Wajah Hamdan tersenyum malu melihat sang dara beserta sang calon mertua sudah terlihat menyabut di perbatasan sebrang sana. Namun matanya pun juga tak bisa berbohong bak ingin meneteskan air mata kesedihan karena harus meninggalkan tempat di mana ia dibesarkan. Ternyata hal menakjubkan terjadi, satu per-satu pemuda itu mundur seakan membatalkan kepergian hijrah tersebut. Sampai tinggal tersisa Nanjan dan Hamdan, yang akhirnya Nanjan pun ikut mundur. Tadinya dia yang begitu keras untuk keputusannya pergi dari Indonesia, tapi akhirnya luluh karena dia sudah tak punya siapa-siapa lagi. Ibunya juga sudah meninggal saat sakitnya kambuh ketika Nanjan meminta izin untuk pindah ke Malaysia.
Hanya sentuhan pelan Nanjan di bahu Hamdan tanda untuk giliran dia menentukan pilihan, tak kuasa air mata Hamdan sudah terjatuh dan dia pun tak berani melihat ke seberang dimana sang dara menanti. Hamdan membalikkan badan dan memeluk teman-temannya dan saling menguatkan untuk tetap bertahan di Jagoi Babang. Hanya senyuman kecil dan lambaian tangan yang diberikan Hamdan sebagai tanda perpisahan kepada sang dara di sana.
Sungguh banyak konflik tak terduga di dalam buku ini yang bisa menguras emosi kita sebagai pembaca.
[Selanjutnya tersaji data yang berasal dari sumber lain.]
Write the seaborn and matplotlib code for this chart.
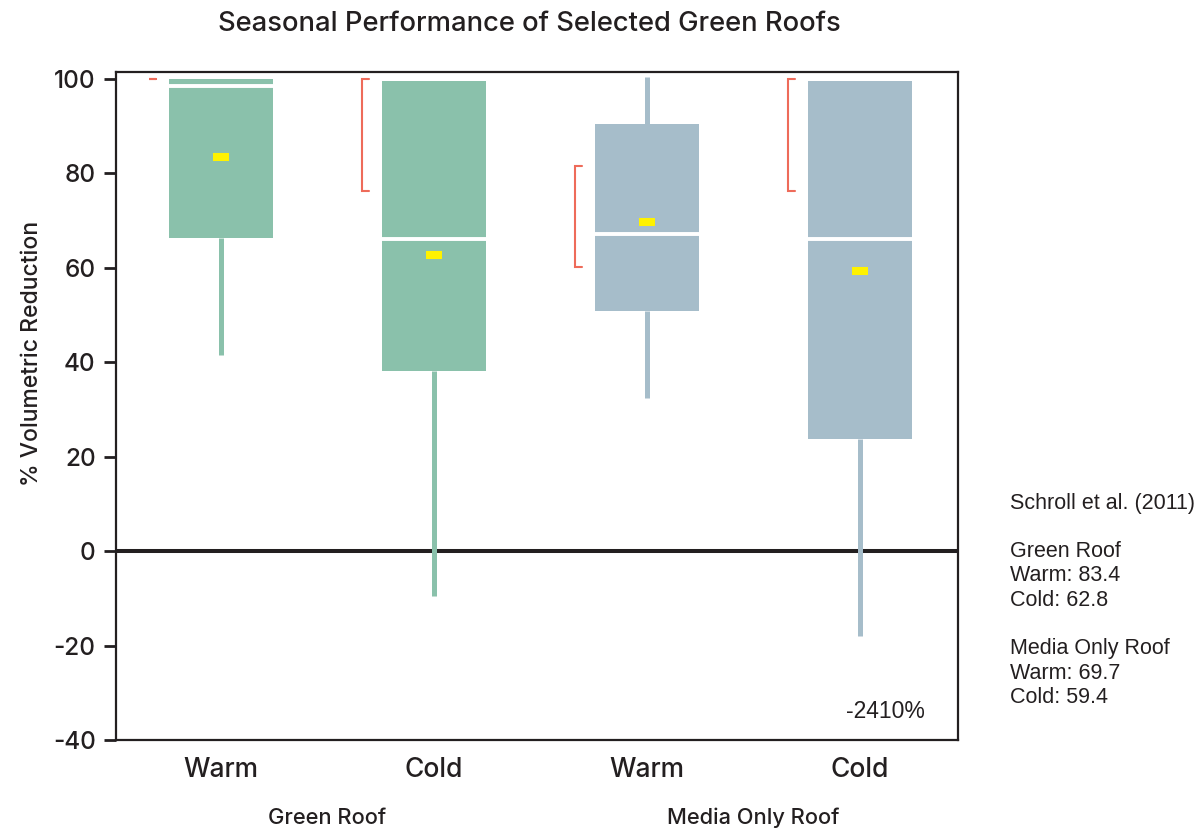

Watak tokoh yang benar-benar dibuat tak tertebak oleh penulis. Tentunya juga suntikan-suntikan nasionalisme para abdi negara yang ada diperbatasan sana, telah berhasil menyatukan Indonesia di dada pemuda Jagoi Babang. Buku ini sangatlah saya sarankan untuk dibaca, banyak misteri-misteri unik untuk diketahui, bahasa yang digunakan juga ringan dan mudah dipahami, serta tentunya isi cerita yang sangat menarik.
“Tidak, kawanku. Aku mencintai Siti dengan segenap hatiku. Tapi jiwaku tak bisa meninggalkan kampung kita. Siti memang cintaku. Tapi negeri ini, adalah jiwaku..!” (kalimat lirih terakhir Hamdan di depan warga Jagoi Babang).